Imports, Trade Deficits, and the Economy

I came across this article today in the Financial Times.  The Times talks about the current US trade deficit (which means that imports exceeds exports).  The Times makes a crucial (albeit common) mistake.  To wit:

A surge in imports caused the US to record its biggest monthly trade deficit since the 2008 global financial crisis in March, prompting economists to say the economy probably contracted in the first three months of the year.

This is actually an incorrect interpretation of the data (even the economist they quote in the article doesn’t support this conclusion).  Trade deficits and imports do not drag on the economy.  They drag on GDP.

A quick definition lesson:

GDP stands for Gross Domestic Product.  In other words, it is a measurement of the production of goods and services that takes place within national borders.  Since imports, by definition, take place outside of national borders, they must be removed from GDP, thus the formula for GDP is:

C+I+G+(EX-IM) = GDP, where:

C = consumption

I = investment

G = government spending

EX = exports

IM = imports

Due to this mathematical identity, rising imports would naturally lower GDP.  But that does not mean imports are a drag on the economy.

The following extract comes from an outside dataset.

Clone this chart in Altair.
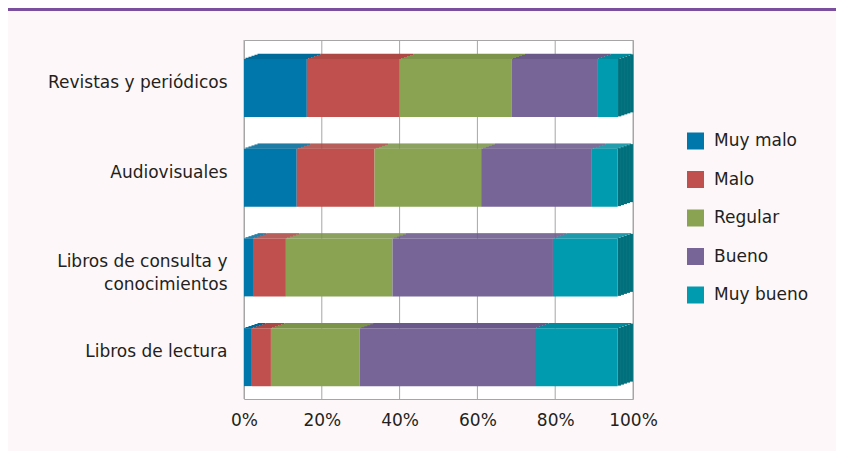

GDP is often used as a proxy for economic activity.  It’s a pretty good tool, to be sure, but it shouldn’t be the only tool used to gauge economic activity.  Other indicators can, and should, play a part as well: industrial production, retail sales, standard of living, prices (in terms of labor-hour costs), that sort of thing.  By relying on a single measurement, such as GDP, it gives rise to false notions, such as imports harming an economy.

The truth of the matter is imports help economic growth, not hinder it.  Remember that all trade occurs because both parties benefit.  Imports occur because the buyer (who just happens to be of a different nationality from the seller) obtains a better value for a good/service than he could get domestically.

Let me try to put this in “real-world” terms to make my point that imports are beneficial for an economy crystal clear:

If, indeed, imports harm an economy and exports strengthen an economy, why do nations bother with embargoes?  Just prior to US involvement in World War 2, the Japanese were invading everyone in Asia.  The Japanese main source of oil for their war machine was the US.  President Roosevelt, in order to put the squeeze on Japan economically, ordered an embargo and stopped shipping oil to Japan.  The reason?  Japan was benefiting from these oil imports!  If imports actually harm a nation, then FDR’s actions should have been the exact opposite: he should have flooded Japan with oil.  Their imports would have skyrocketed (making them worse off), our exports would have skyrocketed (making us better off during the Great Depression) and maybe World War 2 could have ended right then and there.  But nobody believes that because intuitively people know (to some extent) imports are a good thing, economically.

The real fear with imports is that a nation might become so dependent upon another that said nation would acquire some kind of monopoly power over them.  This fear, regardless of how realistic it may be, at least acknowledges that imports are a benefit and the lack thereof is a cost.

EDIT: All this is not to say that there are not costs associated with imports.  Imports may cost jobs, for example.  What I am saying is there are no special costs associated with international trade that are not seen in domestic trade.  If a firm decides to buy wine from New Hampshire as opposed to California, Californian jobs can be lost.